The big problem comes with the fact this quality and growth hasn’t gone unnoticed. As with many fast-growth tech stocks, the biggest risk is in the valuation of the shares. They trade on a forward P/E of 44. Even for a tech stock that’s quite high.
It means any slowdown in growth will likely see the share price hit hard. That said, I’d potentially add Kainos shares on any dip. A P/E in the 30s would put it at a similar level to other tech stocks and reduce the valuation risk.
Another share that should grow strongly
Shares in Liontrust Asset Management (LSE: LIO) have significant momentum. The shares are up 30% in just the last three months. Over the last 12 months, they’re up over 60%.
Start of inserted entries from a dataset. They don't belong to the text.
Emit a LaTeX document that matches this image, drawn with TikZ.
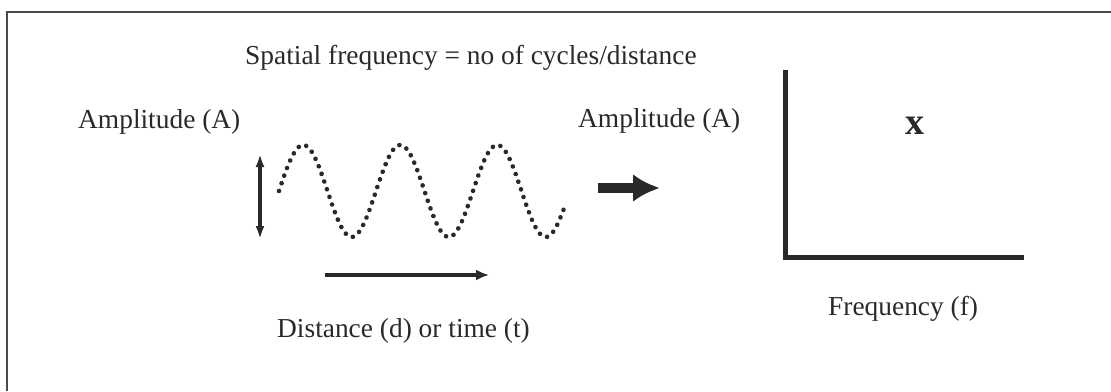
\documentclass[tikz,border=0pt]{standalone}
\usepackage{fontspec}
\setmainfont{Liberation Serif}
\usetikzlibrary{arrows.meta}
\definecolor{ink}{gray}{0.16}
\tikzset{
  lbl/.style={anchor=base west, inner sep=0pt, text=ink, font=\fontsize{27.4}{30}\selectfont},
  framestyle/.style={draw=ink!85, line width=1.6pt},
  wavedots/.style={draw=ink, line width=4.6pt, line cap=round, dash pattern=on 0.1pt off 8pt},
  thinarrow/.style={draw=ink, line width=3.4pt},
  axisstyle/.style={draw=ink, line width=5pt, line cap=rect, line join=miter}
}
\begin{document}
\begin{tikzpicture}[x=1pt,y=-1pt]
\useasboundingbox (0,0) rectangle (1111,391);
% frame
\coordinate (fb) at (7,391);
\coordinate (ftl) at (7,12);
\coordinate (fr) at (1111,12);
\draw[framestyle] (fb) -- (ftl) -- (fr);
% texts
\node[lbl] (title) at (245,64) {Spatial frequency = no of cycles/distance};
\node[lbl] (ampL) at (78,128) {Amplitude (A)};
\node[lbl] (ampR) at (578,127) {Amplitude (A)};
\node[lbl] (freq) at (828,315) {Frequency (f)};
\node[lbl] (dist) at (277,337) {Distance (d) or time (t)};
\node[inner sep=0pt, text=ink, font=\fontsize{38}{40}\selectfont\bfseries] (mark) at (915,126) {x};
% wave
\draw[wavedots] plot[domain=0:286, samples=220] ({279+\x}, {191-46*sin(3.7113*\x)});
% vertical double arrow
\coordinate (vt) at (260,154);
\coordinate (vb) at (260,239);
\draw[thinarrow, {Latex[length=13pt,width=9pt]}-{Latex[length=13pt,width=9pt]}] (vt) -- (vb);
% horizontal arrow
\coordinate (hl) at (325,275);
\coordinate (hr) at (489,275);
\draw[thinarrow, line width=4pt, -{Latex[length=13pt,width=11pt]}] (hl) -- (hr);
% big arrow
\coordinate (bl) at (598,188);
\coordinate (br) at (660,188);
\draw[draw=ink, line width=10pt, -{Latex[length=27pt,width=28pt]}] (bl) -- (br);
% axes
\coordinate (ay) at (785,72);
\coordinate (ao) at (785,257);
\coordinate (ax) at (1021,257);
\draw[axisstyle] (ay) -- (ao) -- (ax);
\end{tikzpicture}
\end{document}
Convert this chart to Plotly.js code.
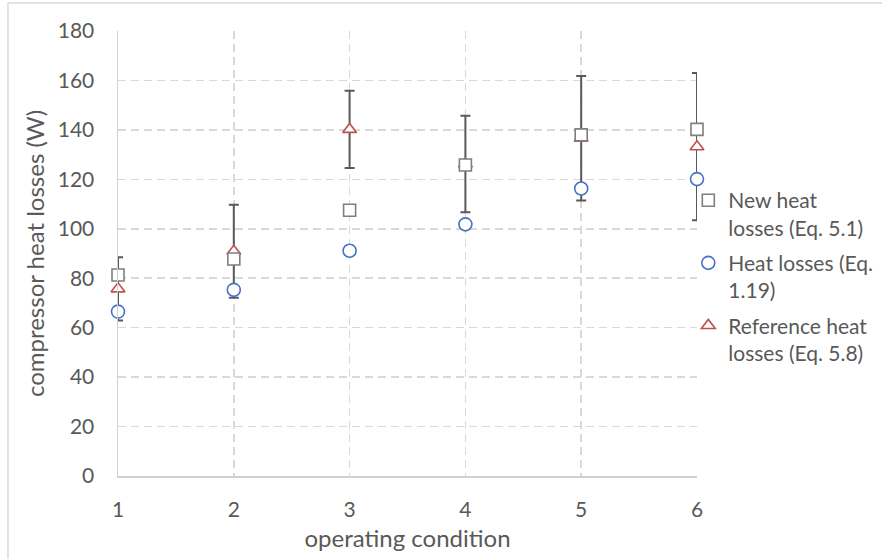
<!DOCTYPE html>
<html>
<head>
<meta charset="utf-8">
<script src="https://cdn.plot.ly/plotly-3.0.1.min.js"></script>
<style>html,body{margin:0;padding:0;background:#fff;}#chart{width:882px;height:559px;}</style>
</head>
<body>
<div id="chart"></div>
<script>
const conditions = [1, 2, 3, 4, 5, 6];
const newHeatLosses = [81.3, 87.8, 107.5, 125.8, 138, 140.2];
const heatLosses = [66.5, 75.3, 91.1, 101.8, 116.3, 120.1];
const referenceHeatLosses = [75.7, 90.9, 140.2, 126.2, 136.6, 133.2];
const referenceError = [12.8, 18.8, 15.6, 19.5, 25.2, 29.8];
const yTicks = [0, 20, 40, 60, 80, 100, 120, 140, 160, 180];
const names = ["New heat<br>losses (Eq. 5.1)", "Heat losses (Eq.<br>1.19)", "Reference heat<br>losses (Eq. 5.8)"];

const font = "Lato, 'Open Sans', sans-serif";
const grey = '#595959';

const data = [
  {
    x: conditions, y: referenceHeatLosses, name: names[2], type: 'scatter', mode: 'markers',
    legendrank: 3, legendgroup: 'c', cliponaxis: false,
    marker: {symbol: 'triangle-up', size: 12, color: '#ffffff', line: {color: '#c0504d', width: 1.6}},
    error_y: {type: 'data', array: referenceError, visible: true, color: grey, thickness: 2, width: 5}
  },
  {
    x: conditions, y: newHeatLosses, name: names[0], type: 'scatter', mode: 'markers',
    legendrank: 1, legendgroup: 'a', cliponaxis: false,
    marker: {symbol: 'square', size: 12, color: '#ffffff', line: {color: '#7f7f7f', width: 1.6}}
  },
  {
    x: conditions, y: heatLosses, name: names[1], type: 'scatter', mode: 'markers',
    legendrank: 2, legendgroup: 'b', cliponaxis: false,
    marker: {symbol: 'circle', size: 13, color: '#ffffff', line: {color: '#4472c4', width: 1.6}}
  }
];

const layout = {
  width: 882, height: 559,
  margin: {l: 118, r: 185, t: 31, b: 83, autoexpand: false},
  paper_bgcolor: '#ffffff', plot_bgcolor: '#ffffff',
  font: {family: font, color: grey, size: 21},
  showlegend: true,
  legend: {
    x: 0.985, y: 0.665, xanchor: 'left', yanchor: 'top',
    font: {family: font, size: 21, color: grey},
    valign: 'top',
    tracegroupgap: 5, itemwidth: 30,
    bgcolor: 'rgba(0,0,0,0)'
  },
  xaxis: {
    range: [1, 6], tickvals: conditions, ticktext: conditions.map(String),
    showgrid: true, gridcolor: '#d9d9d9', griddash: '8px,5px', gridwidth: 1.5,
    showline: true, linecolor: '#d0d0d0', linewidth: 1.5,
    zeroline: false, ticks: '', ticklen: 0, ticklabelstandoff: 14,
    tickfont: {family: font, size: 21, color: grey},
    title: {text: 'operating condition', font: {family: font, size: 24, color: grey}, standoff: 10},
    automargin: false
  },
  yaxis: {
    range: [0, 180], tickvals: yTicks,
    showgrid: true, gridcolor: '#d9d9d9', griddash: '8px,5px', gridwidth: 1.5,
    showline: true, linecolor: '#d0d0d0', linewidth: 1.5,
    zeroline: false, ticks: '', ticklen: 0, ticklabelstandoff: 18,
    tickfont: {family: font, size: 21, color: grey},
    title: {text: 'compressor heat losses (W)', font: {family: font, size: 24, color: grey}, standoff: 6},
    automargin: false
  },
  shapes: [
    {type: 'line', xref: 'paper', yref: 'paper', x0: -0.19, x1: 1.33, y0: 1.0629, y1: 1.0629, line: {color: '#d9d9d9', width: 1.5}},
    {type: 'line', xref: 'paper', yref: 'paper', x0: -0.19, x1: -0.19, y0: 1.0629, y1: -0.19, line: {color: '#d9d9d9', width: 1.5}}
  ]
};

Plotly.newPlot('chart', data, layout, {displayModeBar: false, staticPlot: true});
</script>
</body>
</html>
For me though, the short-term performance isn’t that important. It’s certainly not what makes me like the shares, especially as it has made them more expensive. At the end of the day, I like the company for its long-term potential.
Its performance in recent years shows me it’s a good business. Revenue has gone from £45m in 2016 to £175m in 2021. Operating profit over the same timeframe went from £9.39m to £35m – so it more than tripled.
It’s forecast that revenue will get to £251m in 2023. That’s quite an incredible jump for an asset manager that’s not that expensive to buy – in my opinion. It trades on a forward P/E of around 18. By comparison, Tatton Asset Management – which is smaller – trades on a P/E nearer 30.
As an asset manager, Liontrust is asset-light, has high margins and low debt. This is common in the industry and I think Liontrust is a good player.
The risk is if key fund managers leave. A lot of the value of a company like this is in its people. Also, if funds underperform, the company could see outflows from investors, which would hit its profits. Overall though, Liontrust has qualities that tempt me.